用黄金来当赌注吗?还真是奢侈,而且单位还蛮大的,看来他们挺有钱的。
一阵电光从两人对上的视线中迸发。
是爱意……不是,战意!
“砰!”的一声,其中一人一脚踩在了桌上,强大的震荡竟直接打翻了一杯啤酒!
“轰!”的一声,另一人不甘示弱地就脚踩在被打翻的啤酒杯上,一时间玻璃四碎,映出斑斓的光华。
一块碎片划过森下秋的腿。
“啊,流血了。”森下秋血流如注,“艾尔芙兰,帮我疗伤。”
“我说过我不会啊。”
“……”
战况愈演愈烈,两人四腿的发量很快就从棕榈树变成竹竿,战斗中掺杂着惨叫,狞笑,以及观众们的喝彩声。
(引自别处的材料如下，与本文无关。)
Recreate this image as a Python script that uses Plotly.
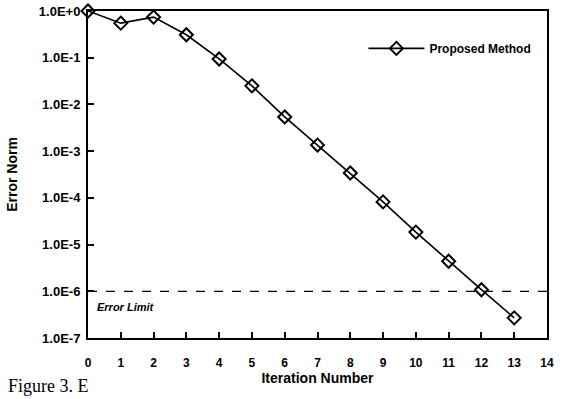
import plotly.graph_objects as go

iterations = [0, 1, 2, 3, 4, 5, 6, 7, 8, 9, 10, 11, 12, 13]
error_norm = [1.0, 0.55, 0.74, 0.31, 0.094, 0.025, 0.0054, 0.00135,
              3.4e-4, 8.2e-5, 1.85e-5, 4.4e-6, 1.08e-6, 2.7e-7]
error_limit = 1.0e-6
limit_x = [0, 14]
y_tickvals = [1e0, 1e-1, 1e-2, 1e-3, 1e-4, 1e-5, 1e-6, 1e-7]
y_ticktext = ["1.0E+0", "1.0E-1", "1.0E-2", "1.0E-3", "1.0E-4",
              "1.0E-5", "1.0E-6", "1.0E-7"]
x_tickvals = list(range(0, 15))

FONT = "Liberation Sans, Arial, sans-serif"

fig = go.Figure()
fig.add_trace(go.Scatter(
    x=limit_x, y=[error_limit, error_limit], mode="lines",
    line=dict(color="black", width=1.3, dash="dash"),
    showlegend=False, hoverinfo="skip"))
fig.add_trace(go.Scatter(
    x=iterations, y=error_norm, mode="lines+markers", name="Proposed Method",
    line=dict(color="black", width=1.6),
    marker=dict(symbol="diamond-open", size=10, color="black",
                line=dict(width=2, color="black")),
    cliponaxis=False))

fig.update_layout(
    width=564, height=399,
    margin=dict(l=88, r=17, t=11, b=61, autoexpand=False),
    paper_bgcolor="white", plot_bgcolor="white",
    font=dict(family=FONT, color="black", size=11),
    legend=dict(x=0.60, y=0.93, xanchor="left", yanchor="top",
                bgcolor="rgba(0,0,0,0)", itemwidth=56,
                font=dict(family=FONT, size=12, color="black", weight="bold")),
    annotations=[
        dict(text="<i><b>Error Limit</b></i>", xref="paper", yref="paper",
             x=0.016, y=0.095, xanchor="left", yanchor="middle",
             showarrow=False, font=dict(family=FONT, size=11, color="black")),
        dict(text="Figure 3. E", xref="paper", yref="paper",
             x=-0.178, y=-0.184, xanchor="left", yanchor="bottom",
             showarrow=False,
             font=dict(family="Liberation Serif, Times New Roman, serif",
                       size=18, color="black")),
    ],
)
fig.update_xaxes(
    range=[0, 14], tickvals=x_tickvals, ticks="inside", ticklen=6,
    tickwidth=1.5, tickcolor="black", showline=True, linecolor="black",
    linewidth=2, mirror=True, showgrid=False, zeroline=False,
    automargin=False, ticklabelstandoff=13,
    tickfont=dict(family=FONT, size=12, color="black", weight="bold"),
    title=dict(text="Iteration Number", standoff=4,
               font=dict(family=FONT, size=14, color="black", weight="bold")))
fig.update_yaxes(
    type="log", range=[-7, 0], tickvals=y_tickvals, ticktext=y_ticktext,
    ticks="inside", ticklen=6, tickwidth=1.5, tickcolor="black",
    showline=True, linecolor="black", linewidth=2, mirror=True,
    showgrid=False, zeroline=False, automargin=False, ticklabelstandoff=3,
    tickfont=dict(family=FONT, size=13, color="black", weight="bold"),
    title=dict(text="Error Norm", standoff=18,
               font=dict(family=FONT, size=14, color="black", weight="bold")))

fig.write_html(
    "out.html",
    config={"displayModeBar": False},
    post_script="document.body.style.margin='0';document.body.style.overflow='hidden';")
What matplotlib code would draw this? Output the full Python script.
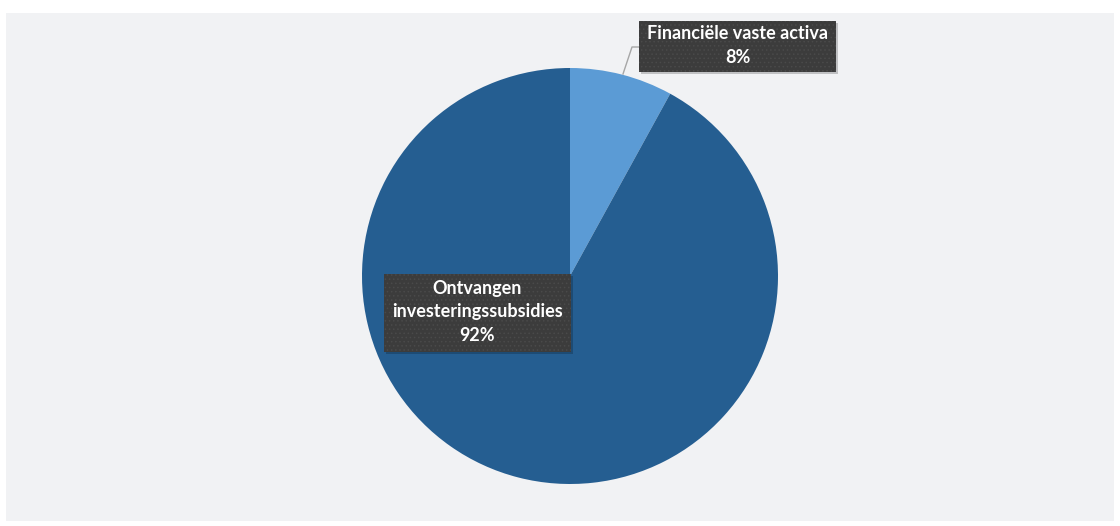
import matplotlib.pyplot as plt
from matplotlib.patches import Rectangle

categories = ['Financiële vaste activa', 'Ontvangen\ninvesteringssubsidies']
values = [8, 92]
colors = ['#5B9BD5', '#255E91']

W, H = 1120, 526
plt.rcParams['font.family'] = ['Lato', 'DejaVu Sans']
plt.rcParams['hatch.linewidth'] = 0.6

fig = plt.figure(figsize=(W / 100, H / 100), dpi=100)
fig.patch.set_facecolor('white')
ax = fig.add_axes([0, 0, 1, 1])
ax.set_xlim(0, W)
ax.set_ylim(0, H)
ax.axis('off')

# achtergrondvlak
ax.add_patch(Rectangle((6, H - 521), 1108, 508, facecolor='#F1F2F4', edgecolor='none', zorder=0))

ax.pie(values, colors=colors, startangle=90, counterclock=False,
       center=(570, H - 276), radius=208, wedgeprops=dict(linewidth=0))
ax.set_aspect('equal')
ax.set_xlim(0, W)
ax.set_ylim(0, H)

total = sum(values)
labels = [f'{c}\n{round(v / total * 100)}%' for c, v in zip(categories, values)]

# label-boxen: (x, y_top, breedte, hoogte) in pixels
boxes = [(639, 21, 197, 51), (384, 274, 187, 78)]

for (bx, by, bw, bh), lab in zip(boxes, labels):
    y0 = H - by - bh
    ax.add_patch(Rectangle((bx + 2, y0 - 2), bw, bh, facecolor='#000000', alpha=0.2,
                           edgecolor='none', zorder=3))
    ax.add_patch(Rectangle((bx, y0), bw, bh, facecolor='#3C3C3C', edgecolor='none', zorder=4))
    ax.add_patch(Rectangle((bx, y0), bw, bh, facecolor='none', edgecolor='#4A4A4A',
                           hatch='....', linewidth=0, zorder=5))
    ax.text(bx + bw / 2, y0 + bh / 2 + 1, lab, ha='center', va='center', color='white',
            fontsize=13, fontweight='bold', linespacing=1.45, zorder=6)

# leader line
ax.plot([639, 632, 623], [H - 47, H - 47, H - 74], color='#A6A6A6', lw=1, zorder=2)

fig.savefig('out.png', dpi=100, facecolor=fig.get_facecolor())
朱迪借用酒馆里的竖琴弹起精灵族的传统音乐,却因为身高不济而只能站在凳子上演奏;凯莉跳起矮人族古老的舞蹈,却不小心踩到森下秋流的血摔了一跤;森下秋……森下秋去医院了。
而我在翻那两个人的背包。
想必随随便便就能拿一磅黄金当赌注的两位应该不会介意我借一点钱花的。
然而事实令人失望,两人的背包在贵重品这方面干净得像他们的脑袋,一点金液都没有。
看来不过是两个爱吹牛的穷鬼而已。
战斗还在继续,两个人的腿毛都已拔光,开始拔起鼻毛。
一个人将食指和拇指掐在一起,狠狠地捅进鼻孔,搅动一番后扯住一根鼻毛,“啊!!”的一声惨叫后,鼻毛君离开了它赖以生存的故乡,还带出一泡晶莹剔透的鼻涕。而鼻涕上又有几滴不听话的孩子擅自离队,飞向周围观众,飞向他们的头发、眼睛、嘴巴……
……说真的好恶心,拜托别再这样了。
仿佛是听到我的祈祷一样,一个看样子像是酒馆老板的人自柜台后拍案而起,人们瞬间安静下来。
太好了,终于有人来阻止他们了。
“怎么可以这样!”老板怒气冲冲地摘下帽子,露出一颗油光锃亮的光头。
“居然不带我!”老板气势汹汹地加入战场,一声“以此为契”后,多了一个人的战火更旺了,店内一时间充满了快活的空气。
后来我们租了一匹叫“上帝”的马离开了这里。
顺带一提,据森下秋回忆,医院里有很多毛囊炎患者。